SCIENCE AND THE BOOK OF GENESIS.

To the Editor of the Popular Science Monthly:

I HAVE been an attentive reader of The Popular Science Monthly for over two years, and in that time not one article, editorial, or note of correspondence, has escaped my notice. Also, I have been deeply interested from the first in all the advanced positions of the Monthly, and have noted its strictures on the narrow intolerance and ignorance of the clergy, and the many hints that they should enlarge the field of their observation and knowledge; and I am convinced that many of these hints are well-timed. But, then, ought not men of science also to be more liberal and better acquainted with biblical knowledge? The theologian observes in the writings of men of science the same narrowness and ignorance of the Bible that the scientist sees in the writings of theologians concerning his particular line of study and investigation.
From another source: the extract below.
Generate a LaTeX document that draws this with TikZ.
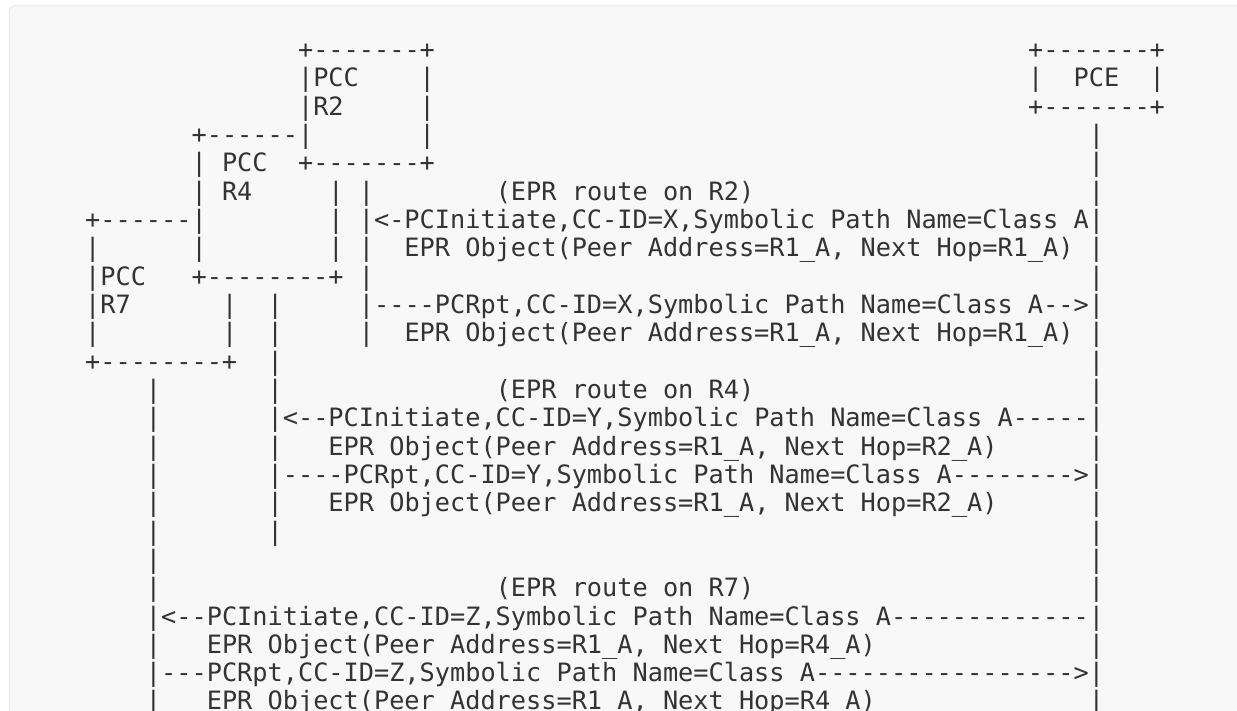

In No. XXXVII. of The Popular Science Monthly, the editor says, in his notice of Dean Stanley's sermon on the death of Sir Charles Lyell: "Dean Stanley is far from being alone in his views; they are shared by many other eminent clergymen who recognize that the Mosaic account of creation is without authority." But, does Dean Stanley indeed "recognize that the Mosaic account of creation is without authority?" Be that as it may, ought not any man to lose the respect of his fellow-men who will consent to remain a clergyman, and yet reject the authority of the Bible?

Certainly no particular account of creation was intended by the author of the Book of Genesis—nothing more than a brief outline, and he gives no intimation as to the time when this world began to be. Nor is there any reason why the six days of creation should not be regarded as so many general periods, without any limitation as to duration. But, if you will carefully notice the statements of Moses, you will find some things hard for the scientist to dispose of, if the account of creation is without authority. Moses says: "In the beginning the earth was without form and void." Does not the scientist say substantially the same thing?

Then take the different stages in the progress of the world, as stated by Moses, and especially as to the appearance of life; do they not agree perfectly with the revelations of science? Moses says the first life was vegetable—grass, herb, tree. Next came a low form of aquatic animal life—"the moving creature that hath life" developing into fishes and fowls of the air. Then land-animals, and, lastly, man appeared on the earth. Now, what says modern science of this arrangement? Does it not fully sustain this Mosaic account of creation? Even the modern doctrine of evolution—Darwinism, if you please—is as nearly taught in the first chapter of Genesis as in the revelations of modern science; and spontaneous generation seems to appear on the very face of the statements of Moses as therein recorded. Read verses 20 and 24: "And God said. Let the waters bring forth abundantly," etc., "And God said. Let the earth bring forth," etc. And as for man, if God saw fit to straighten up a monkey and endow him with human reason, whether that took the Almighty one hour or a thousand years, who need object? It is certain that it can be proved neither by the Bible nor modern science, either that God did or did not make man in that way.

But here comes the question as to the authority of the Mosaic account of creation: How was the author of that account able to state in so brief a space the main points in the earth's development, just as they are now known by the revelations of science, when he wrote at least three thousand years before the sciences which have now brought these things to light were born? Was Moses a profound scientist?